Investigating a building

Combat can be quite brutal. Each agent card has a healthy side and an injured side. If you taken an injury you flip the card, unless you are already injured in which case you become mortally wounded, and will die next time advances. Injured agents can be healed (although rarely), but mortally wounded agents can’t be saved. By the end of the first encounter I had two injured agents, and by the end of the first scenario I’d lost one.

The box includes a pad of team sheets, which you use to record key aspects of each game – mark when time is passing, ring letters when instructed etc. One nice feature is that the back of each sheet is a grid to let you record which entries you are chosen – very handy if you get distracted, or accidentally go to the wrong place, allowing you to retrace your steps back to where you were on track.

My first game, played solo, took about an hour and a half. The rules are pretty clear, so I wouldn’t expect the game to get that much quicker. Multiplayer games are cooperative, using the same rules but will all of the players getting to discuss which options to select, so how long they take will depend on your group. Put someone decisive in charge of reading the book and dealing with the tokens etc – it’s not quite the role of a game master, but perhaps not far off. The box says for 1-6 players, but there is no particular reason in the rules to prevent a larger group playing – however I would suspect it’ll work better with smaller groups, three or four – there are no clearly identified individual roles for individual players, so with too many players it’s possible that some might not feel involved.

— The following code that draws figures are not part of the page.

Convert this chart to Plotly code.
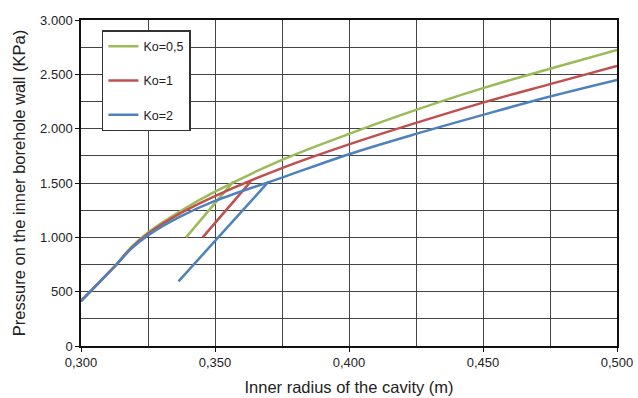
import plotly.graph_objects as go

# Inner radius of the cavity (m) - main curves
radius = [0.300, 0.3133, 0.3189, 0.325, 0.337, 0.350, 0.375, 0.400, 0.425, 0.450, 0.475, 0.500]
p_k05 = [414, 752, 912, 1045, 1240, 1420, 1713, 1952, 2173, 2373, 2551, 2725]
p_k1 = [414, 751, 906, 1032, 1220, 1380, 1637, 1855, 2053, 2240, 2410, 2578]
p_k2 = [414, 750, 898, 1018, 1190, 1335, 1550, 1765, 1952, 2127, 2296, 2449]

# Secondary branches
seg_k05_x = [0.3392, 0.3568]
seg_k05_y = [1000, 1513]
seg_k1_x = [0.3454, 0.3633]
seg_k1_y = [1000, 1513]
seg_k2_x = [0.3364, 0.3699]
seg_k2_y = [595, 1510]

names = ["Ko=0,5", "Ko=1", "Ko=2"]
colors = ["#9bbb59", "#c0504d", "#4f81bd"]

fig = go.Figure()
series = [
    (p_k05, seg_k05_x, seg_k05_y),
    (p_k1, seg_k1_x, seg_k1_y),
    (p_k2, seg_k2_x, seg_k2_y),
]
for (ym, sx, sy), name, col in zip(series, names, colors):
    # elastic (straight) part up to the kink
    fig.add_trace(go.Scatter(
        x=radius[:2], y=ym[:2],
        mode="lines", name=name, legendgroup=name, showlegend=False,
        line=dict(color=col, width=2.5),
    ))
    # curved part
    fig.add_trace(go.Scatter(
        x=radius[1:], y=ym[1:],
        mode="lines", name=name, legendgroup=name,
        line=dict(color=col, width=2.5, shape="spline", smoothing=1.0),
    ))
    fig.add_trace(go.Scatter(
        x=sx, y=sy,
        mode="lines", name=name, legendgroup=name, showlegend=False,
        line=dict(color=col, width=2.5),
    ))

grid = "#444444"
fig.update_layout(
    width=638, height=398,
    margin=dict(l=81, r=21, t=20, b=52),
    paper_bgcolor="white", plot_bgcolor="white",
    separators=",.",
    font=dict(family="Liberation Sans, Arial, sans-serif", color="#222222", size=13),
    legend=dict(
        x=0.039, y=0.969, xanchor="left", yanchor="top",
        bgcolor="white", bordercolor="#333333", borderwidth=1.5,
        font=dict(size=12.5, color="#222222"),
        traceorder="grouped", tracegroupgap=15,
    ),
    xaxis=dict(
        range=[0.300, 0.500], dtick=0.05, tick0=0.3, tickformat=".3f",
        automargin=False,
        showgrid=True, gridcolor=grid, gridwidth=1.2,
        minor=dict(dtick=0.025, showgrid=True, gridcolor=grid, gridwidth=1.2),
        showline=True, linecolor="#111111", linewidth=1.5, mirror=True,
        ticks="outside", ticklen=4, tickcolor="#111111",
        zeroline=False,
        title=dict(text="Inner radius of the cavity (m)", font=dict(size=16.5, color="#222222"), standoff=12),
    ),
    yaxis=dict(
        range=[0, 3000], dtick=500, tickformat=",d",
        automargin=False,
        showgrid=True, gridcolor=grid, gridwidth=1.2,
        minor=dict(dtick=250, showgrid=True, gridcolor=grid, gridwidth=1.2),
        showline=True, linecolor="#111111", linewidth=1.5, mirror=True,
        ticks="outside", ticklen=4, tickcolor="#111111",
        zeroline=False,
        title=dict(text="Pressure on the inner borehole wall (KPa)", font=dict(size=16.5, color="#222222"), standoff=10),
    ),
)

fig.write_html("out.html")
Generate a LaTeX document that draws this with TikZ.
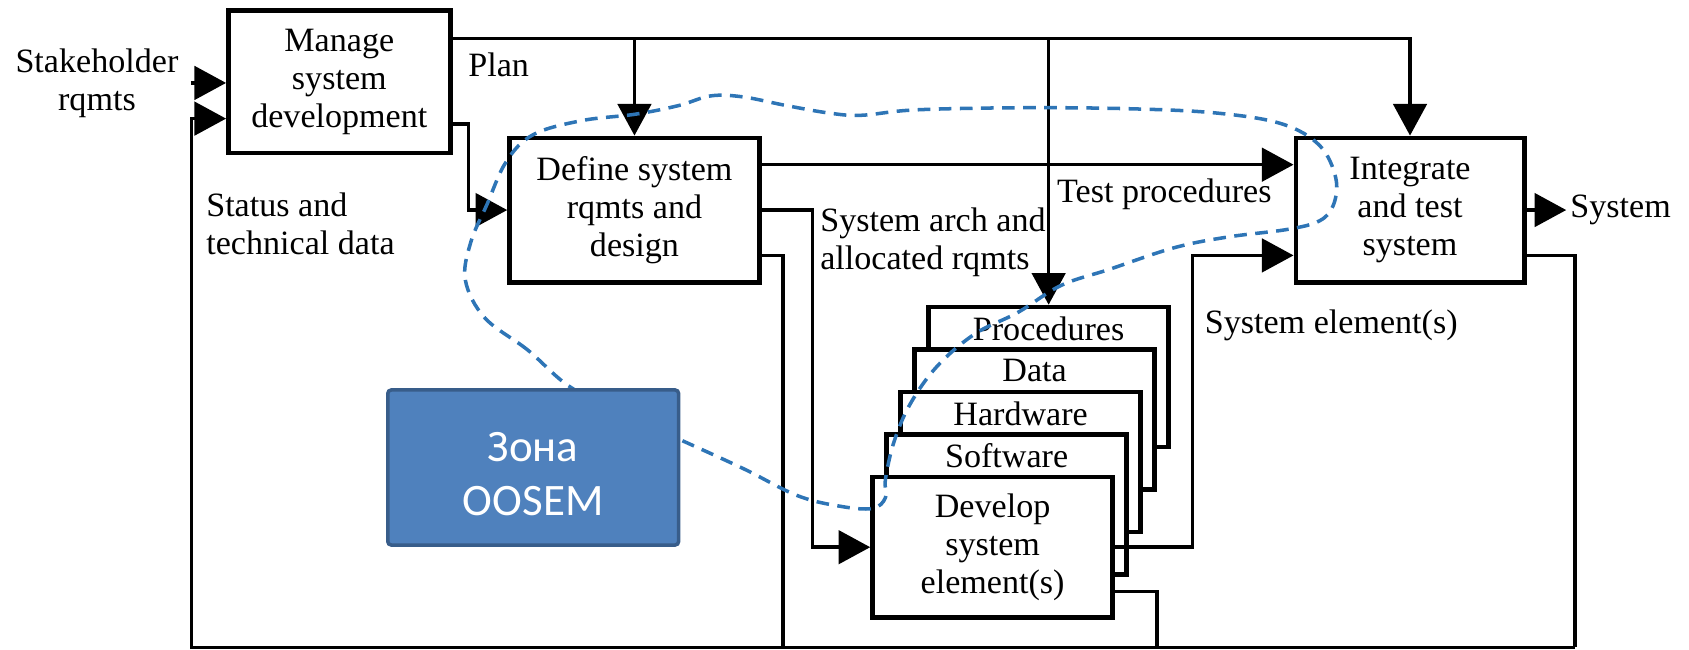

The game plays nicely, and you really feel that your decisions make a difference. The big question is how replayable it would be. My first game ended with me failing on one objective and partially succeeding on the second, so there is clearly plenty of room for improvement. There are 500 entries in each of the three scenario books, and I visited 61 of them. A different set of agents would have given me different stats and taken my down different paths, even if I’d made similar decisions. Having two different starting points gives you two different game paths. The second scenario also starts with a choice of routes, while the nature of the third will be affected by the results of the first two. Your choice of agents will give you different options, perhaps a combat heavy team one game and a stealth team in another, again taking you down different paths.